Proposed Medical and Psychological Treatment
The primary concern regarding OSA’s treatment is “the severity of the sleep-disordered breathing (SDB)” (Downey, 2017, para. 1). If the condition is not yet manifested severely enough in a patient, it is possible to offer them a broad variety of options. People with moderate-to-severe OSA must receive nasal continuous positive airway pressure (CPAP).
Naturally, there are such options as reducing body weight and cessation of alcohol consumption altogether or four to six hours before going to sleep. Additionally, it is possible to avoid causing obstructions by sleeping on one’s side rather than turning to sleep on their back or stomach. However, it is still considered that losing body weight is the most optimal option for reducing the chances of developing a sleep disorder such as OSA. Downey (2017) states that “a 10% reduction in weight leads to a 26% reduction in the respiratory disturbance index (RDI)” (para. 3). Along with decreasing RDI chances, losing bodyweight also causes patients to maintain optimal levels of blood pressure, improve pulmonary functions, stabilize arterial blood gas values, cease snoring and improve sleep quality. Additionally, if CPAP is implemented, losing body weight results in a significant decrease in optimum pressure required for the procedure.

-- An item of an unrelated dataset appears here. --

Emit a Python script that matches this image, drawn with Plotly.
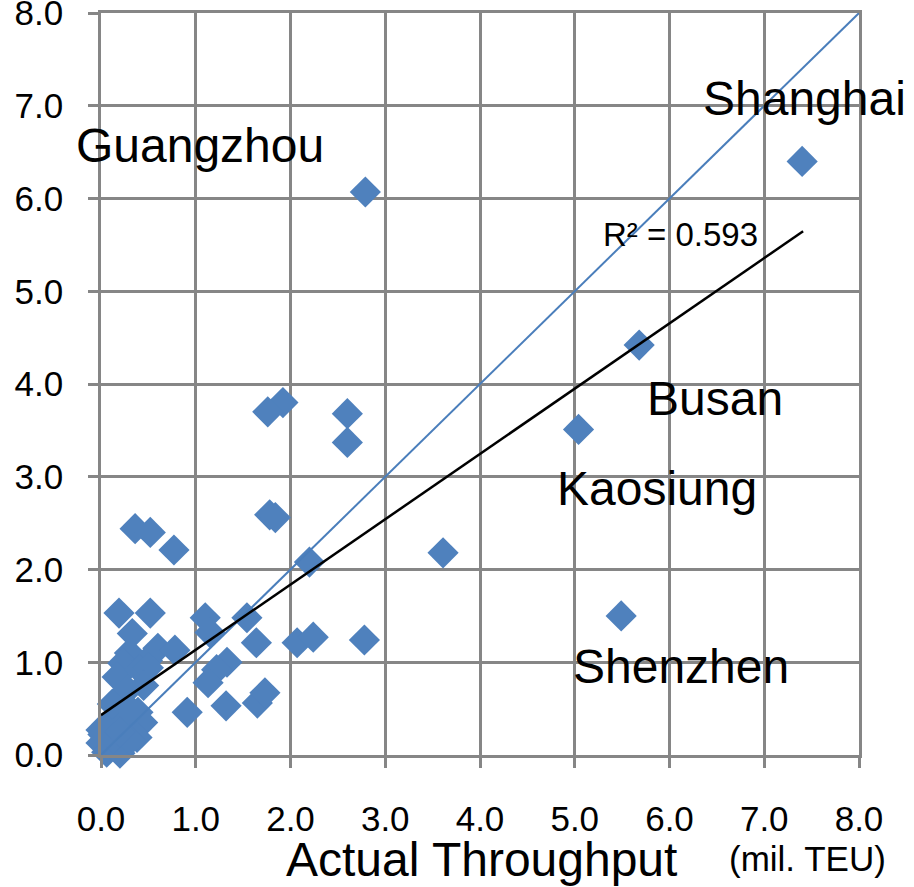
import plotly.graph_objects as go

# Port throughput: actual (x) vs estimated (y), mil. TEU
actual = [7.40, 5.68, 5.04, 5.49, 2.79, 3.61, 2.78, 2.60, 2.60, 1.92,
          1.76, 1.78, 1.84, 2.20, 2.07, 2.24, 1.64, 1.54, 1.10, 1.15,
          1.33, 1.22, 1.13, 0.91, 1.32, 1.65, 1.73, 0.36, 0.52, 0.77,
          0.19, 0.52, 0.33, 0.30, 0.60, 0.78, 0.23, 0.49, 0.17, 0.41,
          0.50, 0.39, 0.44, 0.38, 0.00, 0.00, 0.06, 0.20, 0.13, 0.23,
          0.10, 0.31, 0.02, 0.28, 0.45, 0.12, 0.30, 0.20]
estimated = [6.40, 4.42, 3.51, 1.50, 6.07, 2.18, 1.24, 3.68, 3.37, 3.80,
             3.70, 2.59, 2.56, 2.08, 1.21, 1.27, 1.21, 1.48, 1.48, 1.32,
             1.00, 0.92, 0.78, 0.46, 0.53, 0.56, 0.67, 2.44, 2.40, 2.21,
             1.53, 1.53, 1.31, 1.10, 1.15, 1.13, 0.99, 1.02, 0.84, 0.92,
             0.94, 0.46, 0.35, 0.19, 0.27, 0.13, 0.03, 0.02, 0.18, 0.35,
             0.35, 0.16, 0.22, 0.70, 0.75, 0.55, 0.50, 0.25]

identity_x = [0, 8]
identity_y = [0, 8]

trend_slope = 0.704
trend_intercept = 0.43
trend_x = [0.0, 7.41]
trend_y = [trend_slope * v + trend_intercept for v in trend_x]

tick_vals = [0, 1, 2, 3, 4, 5, 6, 7, 8]
tick_text = ["0.0", "1.0", "2.0", "3.0", "4.0", "5.0", "6.0", "7.0", "8.0"]

port_names = ["Guangzhou", "Shanghai", "Busan", "Kaosiung", "Shenzhen"]
label_x = [1.045, 7.43, 6.48, 5.87, 6.12]
label_y = [6.57, 7.08, 3.84, 2.87, 0.95]

r2_text = "R² = 0.593"

FONT = "Liberation Sans, Arial, sans-serif"
GRID = "#868686"
BLUE = "#4F81BD"

fig = go.Figure()
fig.add_trace(go.Scatter(
    x=actual, y=estimated, mode="markers",
    marker=dict(symbol="diamond", size=24, color=BLUE, line=dict(width=0)),
    cliponaxis=False, showlegend=False, hoverinfo="x+y"))
fig.add_trace(go.Scatter(
    x=identity_x, y=identity_y, mode="lines",
    line=dict(color="#4A7EBB", width=2), showlegend=False, cliponaxis=False))
fig.add_trace(go.Scatter(
    x=trend_x, y=trend_y, mode="lines",
    line=dict(color="black", width=2.5), showlegend=False))

for name, lx, ly in zip(port_names, label_x, label_y):
    fig.add_annotation(x=lx, y=ly, text=name, showarrow=False,
                       xanchor="center", yanchor="middle",
                       font=dict(family=FONT, size=48, color="black"))

fig.add_annotation(x=6.12, y=5.61, text=r2_text, showarrow=False,
                   xanchor="center", yanchor="middle",
                   font=dict(family=FONT, size=33, color="black"))

# x-axis title and units
fig.add_annotation(xref="paper", yref="paper", x=(481 - 101) / 758, y=-0.102,
                   text="Actual Throughput", showarrow=False,
                   xanchor="center", yanchor="top",
                   font=dict(family=FONT, size=48, color="black"))
fig.add_annotation(xref="paper", yref="paper", x=(807 - 101) / 758, y=-0.110,
                   text="(mil. TEU)", showarrow=False,
                   xanchor="center", yanchor="top",
                   font=dict(family=FONT, size=35, color="black"))
# y-axis units (mostly cut off at the top edge)
fig.add_annotation(xref="paper", yref="paper", x=(216 - 101) / 758, y=1.0142,
                   text="(mil. TEU)", showarrow=False,
                   xanchor="center", yanchor="bottom",
                   font=dict(family=FONT, size=35, color="black"))

axis_common = dict(
    range=[0, 8], tickmode="array", tickvals=tick_vals, ticktext=tick_text,
    showgrid=True, gridcolor=GRID, gridwidth=2.5,
    showline=True, linecolor=GRID, linewidth=2.5, mirror=True,
    ticks="outside", ticklen=10, tickwidth=2.5, tickcolor=GRID,
    zeroline=False, fixedrange=True, automargin=False,
    ticklabeloverflow="allow",
)

fig.update_xaxes(**axis_common, ticklabelstandoff=21,
                 tickfont=dict(family=FONT, size=35, color="black"))
fig.update_yaxes(**axis_common, ticklabelstandoff=18,
                 tickfont=dict(family=FONT, size=35, color="black"))

fig.update_layout(
    width=914, height=887,
    margin=dict(l=101, r=55, t=13, b=132),
    paper_bgcolor="white", plot_bgcolor="white",
    showlegend=False,
)

fig.write_html("out.html",
               config={"displayModeBar": False},
               post_script="document.body.style.margin='0';"
                           "document.body.style.overflow='hidden';")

There are also mechanical and surgical ways of adjusting airways so that the possibility of obstruction becomes insignificant. Along with CPAP, health care specialists may implement a “bilevel positive airway pressure (BiPAP) device and oral appliance (OA) therapy” (Downey, 2017, para. 5). All in all, there are a lot of ways to treat and prevent OSA and other sleeping disorders. Although the prevalence of this condition is growing, health care institutions possess sufficient means to ensure fast and successful recovery with minimal chances of relapse.
Downey, R. (2017). Obstructive sleep apnea treatment & management. Web.
Garvey, J. F., Pengo, F. M., Drakatos, P., & Kent, B. D. (2015). Epidemiological aspects of obstructive sleep apnea. Journal of Thoracic Disease, 7(5), 920-929.
Obstructive sleep apnea explained. (2017). Web.